A misdemeanor case in Georgia is any charge in which the maximum possible penalty is one year and a fine of $1,000. These can include a wide number of criminal offenses ranging from DUI to shoplifting, and while less severe than felony charges, misdemeanor convictions in Georgia can still follow a person for the rest of their life. As a result, it is important anyone facing a criminal offense call an Atlanta criminal lawyer as soon as possible to discuss their case and begin building a defense. For more specific information regarding your case, call and schedule a consultation today.
One of the key differences between misdemeanor cases and felony cases is that misdemeanor cases tend to be over quicker. In misdemeanor cases, the person has a right to have a jury trial in front of a six-person jury. A felony jury, in contrast, is a twelve-person jury. Most of the courts in the metropolitan Atlanta area now have full time prosecutors meaning every time you show up there’s a prosecutor there in order for you to negotiate your case or to set it down for trial.
An example, DeKalb Recorder’s Court for many years did not have a prosecutor present, except on trial dates. The solicitor general’s office for DeKalb is now staffing that court so that there’s a prosecutor there every time.
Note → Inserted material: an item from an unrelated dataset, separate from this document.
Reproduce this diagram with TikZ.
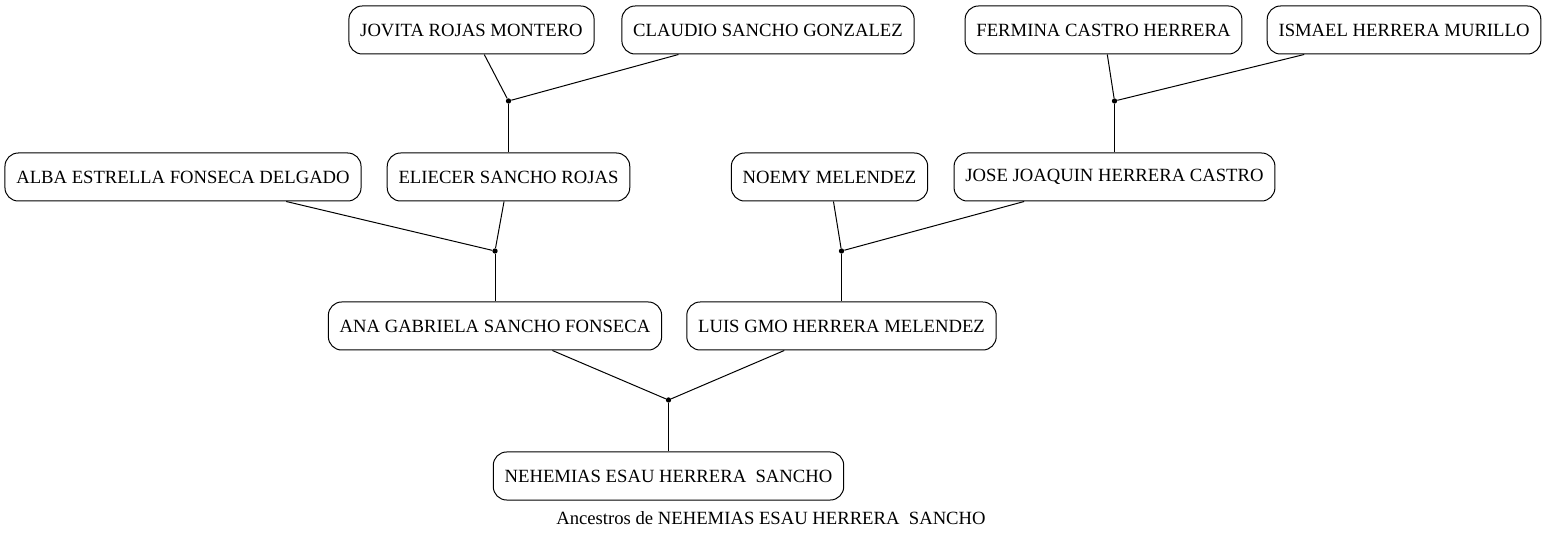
\documentclass[tikz,border=0pt]{standalone}
\usepackage{fontspec}
\setmainfont{Liberation Serif}
\usetikzlibrary{positioning}
\tikzset{
  person/.style={
    draw,
    rectangle,
    rounded corners=10pt,
    line width=0.75pt,
    align=center,
    inner xsep=8.5pt,
    minimum height=36pt,
    font=\fontsize{14}{16}\selectfont,
  },
  knot/.style={circle, fill, inner sep=0pt, minimum size=4pt},
  link/.style={line width=0.75pt},
  caption/.style={font=\fontsize{14}{16}\selectfont, inner sep=0pt},
}

\begin{document}
\begin{tikzpicture}[x=0.75pt, y=-0.75pt]
  \useasboundingbox (0,0) rectangle (1546,534);

  % grandparents' parents
  \node[person] (jovita) at (471.5,30) {JOVITA ROJAS MONTERO};
  \node[person] (claudio) at (768,30) {CLAUDIO SANCHO GONZALEZ};
  \node[person] (fermina) at (1103.5,30) {FERMINA CASTRO HERRERA};
  \node[person] (ismael) at (1404,30) {ISMAEL HERRERA MURILLO};

  % grandparents
  \node[person] (alba) at (183,177) {ALBA ESTRELLA FONSECA DELGADO};
  \node[person] (eliecer) at (508.5,177) {ELIECER SANCHO ROJAS};
  \node[person] (noemy) at (829.5,177) {NOEMY MELENDEZ};
  \node[person] (jose) at (1114.5,177) {JOSE JOAQUIN HERRERA CASTRO};

  % parents
  \node[person] (ana) at (495,326) {ANA GABRIELA SANCHO FONSECA};
  \node[person] (luis) at (841.5,326) {LUIS GMO HERRERA MELENDEZ};

  \node[person] (nehemias) at (668.5,476) {NEHEMIAS ESAU HERRERA\ \ SANCHO};

  % unions
  \node[knot] (u1) at (508.5,101) {};
  \node[knot] (u2) at (1114.5,101) {};
  \node[knot] (u3) at (495,251) {};
  \node[knot] (u4) at (841.5,251) {};
  \node[knot] (u5) at (668.5,400) {};

  \draw[link] (jovita) -- (u1);
  \draw[link] (claudio) -- (u1);
  \draw[link] (u1) -- (eliecer);
  \draw[link] (fermina) -- (u2);
  \draw[link] (ismael) -- (u2);
  \draw[link] (u2) -- (jose);
  \draw[link] (alba) -- (u3);
  \draw[link] (eliecer) -- (u3);
  \draw[link] (u3) -- (ana);
  \draw[link] (noemy) -- (u4);
  \draw[link] (jose) -- (u4);
  \draw[link] (u4) -- (luis);
  \draw[link] (ana) -- (u5);
  \draw[link] (luis) -- (u5);
  \draw[link] (u5) -- (nehemias);

  \node[caption] (title) at (771,518) {Ancestros de NEHEMIAS ESAU HERRERA\ \ SANCHO};
\end{tikzpicture}
\end{document}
Misdemeanor cases in the Metro Atlanta area are heard at the municipal level by the city courts, which are called the municipal courts. For example, the Municipal Court of Atlanta, the Municipal Court of Decatur, and the Municipal Court of Lawrenceville. They are also heard at the county level in the recorder’s courts. For jury trials, they’re heard in the state courts such as the State Court of Fulton County, the State Court of Cobb County, or the State Court of Gwinnett County.
For most misdemeanor offenses in Georgia, a person does not face jail time on a first offense. Certain charges such as DUI require a minimum of 24 hours in jail, but usually the courts say that the jail time that was spent when first arrested is adequate.
Although there is not much jail time given on most first offenses, quite often there is probation, especially with charge such as less than ounce of marijuana, domestic violence battery, or DUI.
However, if the person on probation gets into new trouble, even very minor trouble, they go back in front of the judge who has them on probation and the judge can convert that to jail time. The cumulative effect of having multiple misdemeanors is greater really in the sum than having them in separate ways.
For example, a person with the DUI is probably going to get twelve months probation, $1,000 fines, community service, etc. If several years later they get a marijuana charge, it’s probably going to be about the same again, but if they get that marijuana charge while they’re still on probation, it’s much, much worse.
Marijuana has now become somewhat decriminalized for a first conviction for possessions of a small amount. The first time a person is convicted for possession of less than an ounce of marijuana, it no longer goes on their criminal history. It is not found in background checks by employers. However, that does not mean a person shouldn’t speak with an attorney about their options and about representing them in defending a misdemeanor level marijuana charge. Convictions can still have consequences and an attorney may be able to negotiate the result of a person’s case without a conviction and without the need for the person to check the box “Yes, I have been convicted of a crime” and have to explain it.
Security clearances and background checks can be affected by a misdemeanor such as a DUI or simple battery or simple assault. Some of the more serious misdemeanors that are some forms of simple battery can affect a person’s ability to possess a firearm under federal laws. People convicted of batteries in domestic violence situations often involving wife or girlfriend are prohibited by federal law from possessing a firearm. It is imperative to hire a lawyer who knows how to negotiate and reduce charges as an option before going to trial on these cases to save the person’s rights and their ability to own a firearm in Atlanta.